Influencer Justus F. Hansen – Stay true to yourself
Now 28 years old, Justus Hansen was actually studying law when he started posting his outfits on Instagram back in 2014. And then everything changed. Over 390,000 followers later, he has shelved his studies to follow his mission of providing modern gentlemen with styling tips and advice – which has brought him success and also the jet set life. But he still doesn’t fit into the typical influencer cliché.
This Interview is from J’N’C N °77
What does being an influencer mean for you?
First and foremost, it means being able to share my views on fashion and giving people examples of how to dress and style their outfits.
Are you aware of the influence that you have on others?
Let’s put it this way: I just do my job and share it with others, but I think it would be wrong of me to assume that I’m influencing hundreds of thousands of people with what I do. That’s not even in the back of my mind, so my answer would have to be no.
Let’s consider Instagram as a purely business tool; how much of the business potential do you see as an advantage and disadvantage?
The more money is pumped into the market, the more the influencers accepted offers from brands that they otherwise wouldn’t accept. I think that, in a lot of ways, people are being put to the test.
How do you mean that?
Are their followers still liking the content or has the person become a sort of lacklustre advertising space? That’s something I’ve seen happen quite a lot. The positive aspect is that you get the chance to switch from being an influencer to an entrepreneur and create your own market value.
Let’s talk about your own market value: what criteria do you have when it comes to choosing your cooperation partners?
As a matter of principle, I only take on jobs and market products, brands and ideas that I can get behind and that I like personally. On the one hand, I choose the ones I am familiar with; and they are mainly heritage brands because the fashion sector in particular defines itself by quality – or at least some of it. If the cooperation is well paid, but the quality isn’t good, then I won’t take on the job. It’s as simple as that.
Is it really that simple though? After all, you meanwhile have 360,000 followers. Was it easier when you didn’t have as many?
It doesn’t really matter whether I currently have a million followers with 20 requests a day, or 370,000 and a request every now and again. The main thing is that you stay 100 percent true to yourself. Of course it gets harder the more followers you have, because you also get offers with a significantly higher budget and then you have to really ask yourself whether you should accept them or not. And if so, are they a good fit for me and my account? Can I communicate that? The downside is that the bigger the brands you’re working with, the more of a negative impact it has if you turn the offer down. If you want to stay true to yourself as an influencer, you can also quickly end up falling by the wayside.
“Being an influencer is about more than just taking photos.”
So authenticity runs the risk of falling victim to capitalism?

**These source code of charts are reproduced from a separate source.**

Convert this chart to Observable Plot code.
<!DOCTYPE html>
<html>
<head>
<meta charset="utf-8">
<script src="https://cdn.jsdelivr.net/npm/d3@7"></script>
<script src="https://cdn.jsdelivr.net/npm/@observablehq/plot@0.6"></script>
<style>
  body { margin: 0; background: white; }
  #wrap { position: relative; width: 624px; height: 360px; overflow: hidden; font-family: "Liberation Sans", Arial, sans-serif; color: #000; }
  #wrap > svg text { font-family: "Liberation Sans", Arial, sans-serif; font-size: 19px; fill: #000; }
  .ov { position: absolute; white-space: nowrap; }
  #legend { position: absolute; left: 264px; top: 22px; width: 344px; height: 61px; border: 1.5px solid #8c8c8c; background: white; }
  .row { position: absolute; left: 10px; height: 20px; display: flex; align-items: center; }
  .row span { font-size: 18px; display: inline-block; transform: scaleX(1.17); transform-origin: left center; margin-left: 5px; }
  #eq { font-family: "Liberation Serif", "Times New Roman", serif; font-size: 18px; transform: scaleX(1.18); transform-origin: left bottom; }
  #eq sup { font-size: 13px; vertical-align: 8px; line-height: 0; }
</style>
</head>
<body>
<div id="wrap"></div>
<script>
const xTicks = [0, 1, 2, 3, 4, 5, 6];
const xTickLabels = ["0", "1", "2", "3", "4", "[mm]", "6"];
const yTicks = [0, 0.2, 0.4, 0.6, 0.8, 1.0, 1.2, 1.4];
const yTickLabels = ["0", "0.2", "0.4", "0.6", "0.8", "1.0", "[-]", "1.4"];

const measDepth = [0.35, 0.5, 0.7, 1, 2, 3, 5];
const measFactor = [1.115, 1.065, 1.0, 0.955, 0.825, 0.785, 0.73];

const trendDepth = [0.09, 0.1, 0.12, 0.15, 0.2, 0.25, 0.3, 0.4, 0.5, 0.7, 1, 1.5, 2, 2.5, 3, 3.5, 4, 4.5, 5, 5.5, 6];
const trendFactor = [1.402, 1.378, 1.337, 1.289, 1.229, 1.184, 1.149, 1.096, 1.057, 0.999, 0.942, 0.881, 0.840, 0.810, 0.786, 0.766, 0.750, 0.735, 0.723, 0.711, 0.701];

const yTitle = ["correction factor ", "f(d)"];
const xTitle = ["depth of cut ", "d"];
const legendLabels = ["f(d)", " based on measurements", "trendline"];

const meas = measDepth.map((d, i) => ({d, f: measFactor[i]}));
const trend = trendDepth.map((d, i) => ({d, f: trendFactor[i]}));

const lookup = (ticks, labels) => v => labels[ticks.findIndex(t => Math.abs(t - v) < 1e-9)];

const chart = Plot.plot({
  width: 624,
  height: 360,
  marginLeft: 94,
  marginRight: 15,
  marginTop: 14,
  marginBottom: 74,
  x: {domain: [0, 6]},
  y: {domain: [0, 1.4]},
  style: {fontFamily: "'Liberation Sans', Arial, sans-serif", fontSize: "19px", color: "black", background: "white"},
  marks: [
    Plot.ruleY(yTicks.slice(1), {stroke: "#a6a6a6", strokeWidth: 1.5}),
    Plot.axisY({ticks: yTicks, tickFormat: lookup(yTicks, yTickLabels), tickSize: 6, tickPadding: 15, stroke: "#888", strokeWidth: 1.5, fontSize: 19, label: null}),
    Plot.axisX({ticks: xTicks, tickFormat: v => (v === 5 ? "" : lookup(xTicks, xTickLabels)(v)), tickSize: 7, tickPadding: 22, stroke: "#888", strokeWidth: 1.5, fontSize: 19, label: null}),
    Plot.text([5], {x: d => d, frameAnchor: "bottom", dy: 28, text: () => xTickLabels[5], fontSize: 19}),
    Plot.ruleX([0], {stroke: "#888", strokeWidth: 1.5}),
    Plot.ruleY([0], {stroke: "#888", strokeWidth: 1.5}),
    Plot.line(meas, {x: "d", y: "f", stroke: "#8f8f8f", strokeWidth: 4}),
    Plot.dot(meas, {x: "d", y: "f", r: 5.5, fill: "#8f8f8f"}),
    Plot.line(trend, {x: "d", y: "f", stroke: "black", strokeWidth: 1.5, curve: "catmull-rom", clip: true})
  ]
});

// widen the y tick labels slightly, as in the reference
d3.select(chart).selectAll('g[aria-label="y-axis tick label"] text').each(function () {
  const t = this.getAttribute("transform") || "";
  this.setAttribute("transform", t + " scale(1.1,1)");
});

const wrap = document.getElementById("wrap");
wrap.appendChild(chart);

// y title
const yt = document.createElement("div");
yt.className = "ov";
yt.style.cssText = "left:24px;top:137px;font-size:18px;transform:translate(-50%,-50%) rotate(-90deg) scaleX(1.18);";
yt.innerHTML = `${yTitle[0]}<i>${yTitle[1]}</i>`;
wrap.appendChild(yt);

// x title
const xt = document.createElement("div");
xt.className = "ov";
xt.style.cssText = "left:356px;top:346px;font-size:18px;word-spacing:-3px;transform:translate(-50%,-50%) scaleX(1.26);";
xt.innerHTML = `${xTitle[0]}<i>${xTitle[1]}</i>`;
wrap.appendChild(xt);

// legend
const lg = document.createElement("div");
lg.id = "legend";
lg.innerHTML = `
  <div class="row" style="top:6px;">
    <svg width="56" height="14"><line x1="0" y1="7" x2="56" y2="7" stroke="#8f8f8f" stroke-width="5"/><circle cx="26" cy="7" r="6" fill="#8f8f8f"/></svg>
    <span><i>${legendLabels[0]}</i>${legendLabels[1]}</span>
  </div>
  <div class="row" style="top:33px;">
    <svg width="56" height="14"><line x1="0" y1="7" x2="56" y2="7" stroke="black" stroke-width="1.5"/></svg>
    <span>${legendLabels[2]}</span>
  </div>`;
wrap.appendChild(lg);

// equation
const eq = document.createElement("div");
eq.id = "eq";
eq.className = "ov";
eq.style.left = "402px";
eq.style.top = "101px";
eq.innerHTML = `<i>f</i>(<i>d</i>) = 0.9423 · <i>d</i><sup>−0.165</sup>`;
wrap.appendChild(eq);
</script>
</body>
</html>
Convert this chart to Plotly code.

Authenticity brings in the least money and isn’t always popular with the big names. Companies want to have their advertising space and they want to see their products being photographed and presented really well. All the better when it’s a good fit for the brand, but at the end of the day they really only want the reach you have. Some don’t even really put any thought into whether the influencer even fits in with their advertising concept. I don’t do any competitions or swipe-ups, for example, but that doesn’t seem to make a difference in terms of the job offers I get.
What do you suggest to counter that?
In order to achieve the best possible result for both sides, they should ask themselves from the outset what would suit me and my Instagram account. After all, an idea, even if it’s a good one, doesn’t necessarily have to be as much of a good fit for influencer A as it is for influencer B.
Speaking of which, to what extent does the world of the male influencer differ from that of the female?
In terms of the budget and the opportunities offered. I would claim that the beauty industry has a lot of money to spread around. There’s simply a much bigger choice of cooperations out there for women, and I would also say that there’s more interest there too. You just need to take a glimpse into a Zara store to see that: there’s usually one floor for menswear and the other three floors are for women. It shows you where the money is in the fashion industry. Despite that, I believe that the world of the male influencer is developing, also as far as the cosmetics industry is concerned.
Which influencer stereotype would you like to break down?
The idea that being an influencer is as easy as just taking the odd photo. That’s an important point for me because a lot of people tend to sneer at the influencer profession. But there’s a whole lot more to it than people think – whether the photo is taken professionally or just on your phone; there’s a lot of work that goes into it, a whole lot of communication, fashion editing, styling, it’s basically an entire production. And you have to have a lot of know-how for your community. And you have to build up a certain reach to even be acknowledged as an influencer. For me, it took five years before people could say: “He only uploads one picture a day”. It took me a long time to even start earning anything, but I was still having to make a lot of investments. Now I have a photographer to take and edit my photos professionally, I can pick and choose my cooperation partners and do what I enjoy doing; all aspects that a lot of people simply don’t see.
Thanks a lot for talking to us, Justus.